- TASK TO COMPLETE
Skip all pictures, then print the remaining material exactly.
━━━━━ COLLECTED DATA
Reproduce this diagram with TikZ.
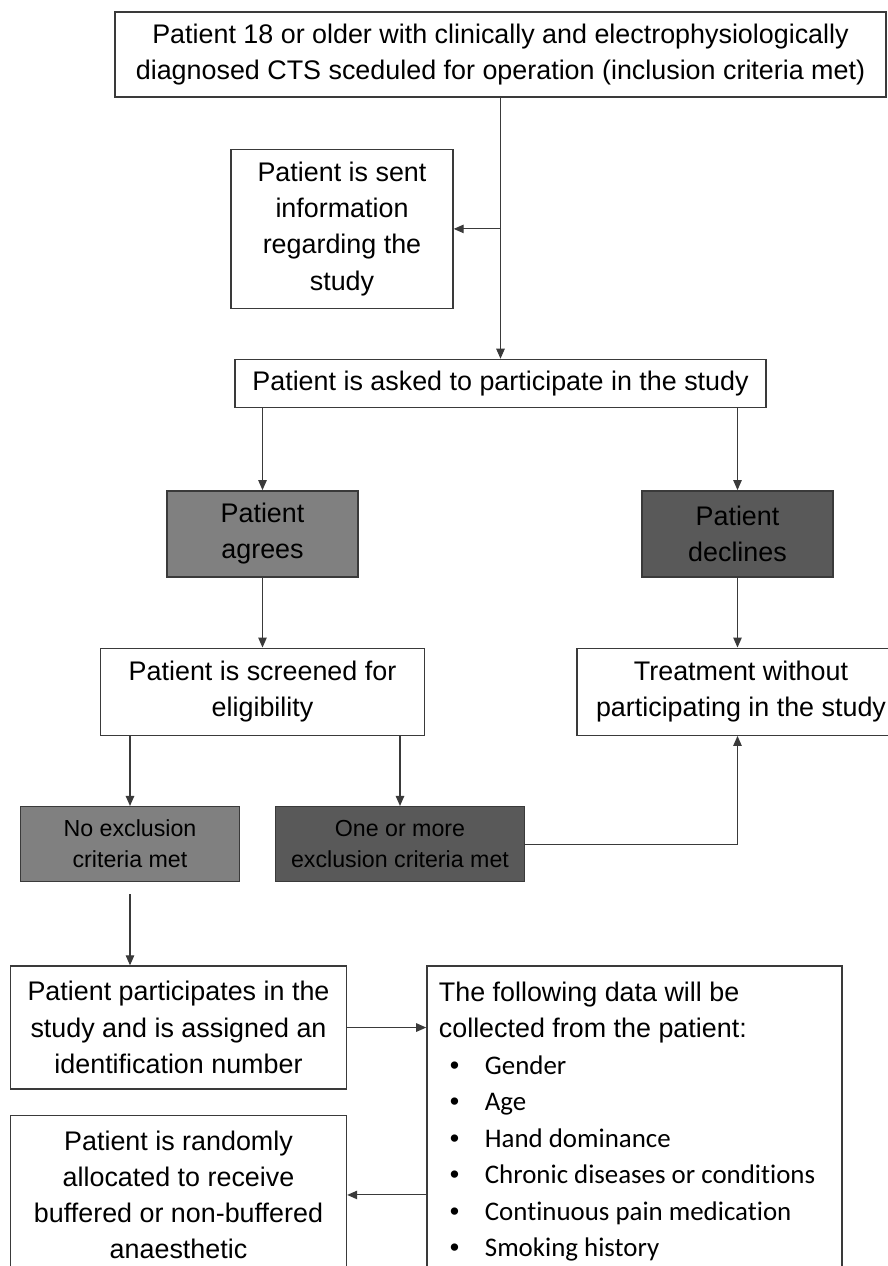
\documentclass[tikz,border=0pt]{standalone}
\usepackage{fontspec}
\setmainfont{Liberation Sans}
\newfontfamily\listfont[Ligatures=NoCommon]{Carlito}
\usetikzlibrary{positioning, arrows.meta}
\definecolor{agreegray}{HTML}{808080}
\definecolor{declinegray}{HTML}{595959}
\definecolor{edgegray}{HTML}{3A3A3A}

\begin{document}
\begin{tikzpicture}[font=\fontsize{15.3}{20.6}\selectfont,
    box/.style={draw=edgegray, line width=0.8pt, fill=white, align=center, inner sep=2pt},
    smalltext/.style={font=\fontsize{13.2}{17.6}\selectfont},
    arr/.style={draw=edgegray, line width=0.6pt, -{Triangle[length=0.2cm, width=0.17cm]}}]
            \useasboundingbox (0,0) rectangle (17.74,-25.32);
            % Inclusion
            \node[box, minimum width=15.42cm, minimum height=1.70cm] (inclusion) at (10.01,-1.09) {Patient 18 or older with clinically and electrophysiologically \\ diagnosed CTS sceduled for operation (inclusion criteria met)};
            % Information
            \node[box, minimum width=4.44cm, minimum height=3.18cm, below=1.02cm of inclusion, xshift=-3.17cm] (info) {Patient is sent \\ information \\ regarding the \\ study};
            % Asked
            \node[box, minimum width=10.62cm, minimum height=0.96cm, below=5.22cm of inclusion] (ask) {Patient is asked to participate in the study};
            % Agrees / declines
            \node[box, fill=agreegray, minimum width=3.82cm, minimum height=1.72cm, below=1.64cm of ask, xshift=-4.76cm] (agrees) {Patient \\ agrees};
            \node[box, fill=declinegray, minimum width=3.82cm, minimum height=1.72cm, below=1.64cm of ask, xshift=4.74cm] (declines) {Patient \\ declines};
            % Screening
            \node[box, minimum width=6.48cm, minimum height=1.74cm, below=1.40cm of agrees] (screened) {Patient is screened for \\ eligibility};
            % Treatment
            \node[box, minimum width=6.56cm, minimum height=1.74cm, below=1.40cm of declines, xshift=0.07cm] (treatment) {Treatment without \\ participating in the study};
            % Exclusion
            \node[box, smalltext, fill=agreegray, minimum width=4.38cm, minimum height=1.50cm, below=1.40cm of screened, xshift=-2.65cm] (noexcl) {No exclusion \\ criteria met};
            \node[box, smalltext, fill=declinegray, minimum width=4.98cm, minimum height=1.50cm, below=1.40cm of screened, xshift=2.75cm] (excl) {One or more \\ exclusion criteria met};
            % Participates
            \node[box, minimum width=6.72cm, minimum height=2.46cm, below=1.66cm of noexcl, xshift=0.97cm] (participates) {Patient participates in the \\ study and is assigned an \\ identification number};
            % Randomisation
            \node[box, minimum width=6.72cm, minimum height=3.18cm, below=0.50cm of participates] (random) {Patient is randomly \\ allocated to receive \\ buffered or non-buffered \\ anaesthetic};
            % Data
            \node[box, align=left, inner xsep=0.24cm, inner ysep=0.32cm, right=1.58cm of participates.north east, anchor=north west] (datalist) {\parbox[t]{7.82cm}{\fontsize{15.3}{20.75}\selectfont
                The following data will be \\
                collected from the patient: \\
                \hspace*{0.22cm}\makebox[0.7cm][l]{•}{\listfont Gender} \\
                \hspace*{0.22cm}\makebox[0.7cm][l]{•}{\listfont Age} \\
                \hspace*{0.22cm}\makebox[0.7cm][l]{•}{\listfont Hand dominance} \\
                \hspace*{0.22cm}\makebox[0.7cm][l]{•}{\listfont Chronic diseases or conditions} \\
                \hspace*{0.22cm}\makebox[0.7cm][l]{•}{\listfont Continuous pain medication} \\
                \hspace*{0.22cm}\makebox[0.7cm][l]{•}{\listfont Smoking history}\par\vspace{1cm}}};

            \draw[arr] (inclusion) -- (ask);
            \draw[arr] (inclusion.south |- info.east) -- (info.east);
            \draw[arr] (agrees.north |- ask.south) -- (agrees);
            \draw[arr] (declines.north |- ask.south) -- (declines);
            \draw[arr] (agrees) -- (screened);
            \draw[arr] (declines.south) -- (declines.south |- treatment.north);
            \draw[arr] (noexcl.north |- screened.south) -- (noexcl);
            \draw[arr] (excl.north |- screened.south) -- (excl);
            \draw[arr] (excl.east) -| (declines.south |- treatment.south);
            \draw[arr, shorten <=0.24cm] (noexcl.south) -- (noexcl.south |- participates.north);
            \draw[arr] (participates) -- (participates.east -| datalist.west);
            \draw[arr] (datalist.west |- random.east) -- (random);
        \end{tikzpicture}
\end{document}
━━━━━━━━━━
- CORRECT RESULT
Reproduce this diagram with TikZ.
\documentclass[tikz,border=0pt]{standalone}
\usepackage{fontspec}
\setmainfont{Liberation Sans}
\newfontfamily\listfont[Ligatures=NoCommon]{Carlito}
\usetikzlibrary{positioning, arrows.meta}
\definecolor{agreegray}{HTML}{808080}
\definecolor{declinegray}{HTML}{595959}
\definecolor{edgegray}{HTML}{3A3A3A}

\begin{document}
\begin{tikzpicture}[font=\fontsize{15.3}{20.6}\selectfont,
    box/.style={draw=edgegray, line width=0.8pt, fill=white, align=center, inner sep=2pt},
    smalltext/.style={font=\fontsize{13.2}{17.6}\selectfont},
    arr/.style={draw=edgegray, line width=0.6pt, -{Triangle[length=0.2cm, width=0.17cm]}}]
            \useasboundingbox (0,0) rectangle (17.74,-25.32);
            % Inclusion
            \node[box, minimum width=15.42cm, minimum height=1.70cm] (inclusion) at (10.01,-1.09) {Patient 18 or older with clinically and electrophysiologically \\ diagnosed CTS sceduled for operation (inclusion criteria met)};
            % Information
            \node[box, minimum width=4.44cm, minimum height=3.18cm, below=1.02cm of inclusion, xshift=-3.17cm] (info) {Patient is sent \\ information \\ regarding the \\ study};
            % Asked
            \node[box, minimum width=10.62cm, minimum height=0.96cm, below=5.22cm of inclusion] (ask) {Patient is asked to participate in the study};
            % Agrees / declines
            \node[box, fill=agreegray, minimum width=3.82cm, minimum height=1.72cm, below=1.64cm of ask, xshift=-4.76cm] (agrees) {Patient \\ agrees};
            \node[box, fill=declinegray, minimum width=3.82cm, minimum height=1.72cm, below=1.64cm of ask, xshift=4.74cm] (declines) {Patient \\ declines};
            % Screening
            \node[box, minimum width=6.48cm, minimum height=1.74cm, below=1.40cm of agrees] (screened) {Patient is screened for \\ eligibility};
            % Treatment
            \node[box, minimum width=6.56cm, minimum height=1.74cm, below=1.40cm of declines, xshift=0.07cm] (treatment) {Treatment without \\ participating in the study};
            % Exclusion
            \node[box, smalltext, fill=agreegray, minimum width=4.38cm, minimum height=1.50cm, below=1.40cm of screened, xshift=-2.65cm] (noexcl) {No exclusion \\ criteria met};
            \node[box, smalltext, fill=declinegray, minimum width=4.98cm, minimum height=1.50cm, below=1.40cm of screened, xshift=2.75cm] (excl) {One or more \\ exclusion criteria met};
            % Participates
            \node[box, minimum width=6.72cm, minimum height=2.46cm, below=1.66cm of noexcl, xshift=0.97cm] (participates) {Patient participates in the \\ study and is assigned an \\ identification number};
            % Randomisation
            \node[box, minimum width=6.72cm, minimum height=3.18cm, below=0.50cm of participates] (random) {Patient is randomly \\ allocated to receive \\ buffered or non-buffered \\ anaesthetic};
            % Data
            \node[box, align=left, inner xsep=0.24cm, inner ysep=0.32cm, right=1.58cm of participates.north east, anchor=north west] (datalist) {\parbox[t]{7.82cm}{\fontsize{15.3}{20.75}\selectfont
                The following data will be \\
                collected from the patient: \\
                \hspace*{0.22cm}\makebox[0.7cm][l]{•}{\listfont Gender} \\
                \hspace*{0.22cm}\makebox[0.7cm][l]{•}{\listfont Age} \\
                \hspace*{0.22cm}\makebox[0.7cm][l]{•}{\listfont Hand dominance} \\
                \hspace*{0.22cm}\makebox[0.7cm][l]{•}{\listfont Chronic diseases or conditions} \\
                \hspace*{0.22cm}\makebox[0.7cm][l]{•}{\listfont Continuous pain medication} \\
                \hspace*{0.22cm}\makebox[0.7cm][l]{•}{\listfont Smoking history}\par\vspace{1cm}}};

            \draw[arr] (inclusion) -- (ask);
            \draw[arr] (inclusion.south |- info.east) -- (info.east);
            \draw[arr] (agrees.north |- ask.south) -- (agrees);
            \draw[arr] (declines.north |- ask.south) -- (declines);
            \draw[arr] (agrees) -- (screened);
            \draw[arr] (declines.south) -- (declines.south |- treatment.north);
            \draw[arr] (noexcl.north |- screened.south) -- (noexcl);
            \draw[arr] (excl.north |- screened.south) -- (excl);
            \draw[arr] (excl.east) -| (declines.south |- treatment.south);
            \draw[arr, shorten <=0.24cm] (noexcl.south) -- (noexcl.south |- participates.north);
            \draw[arr] (participates) -- (participates.east -| datalist.west);
            \draw[arr] (datalist.west |- random.east) -- (random);
        \end{tikzpicture}
\end{document}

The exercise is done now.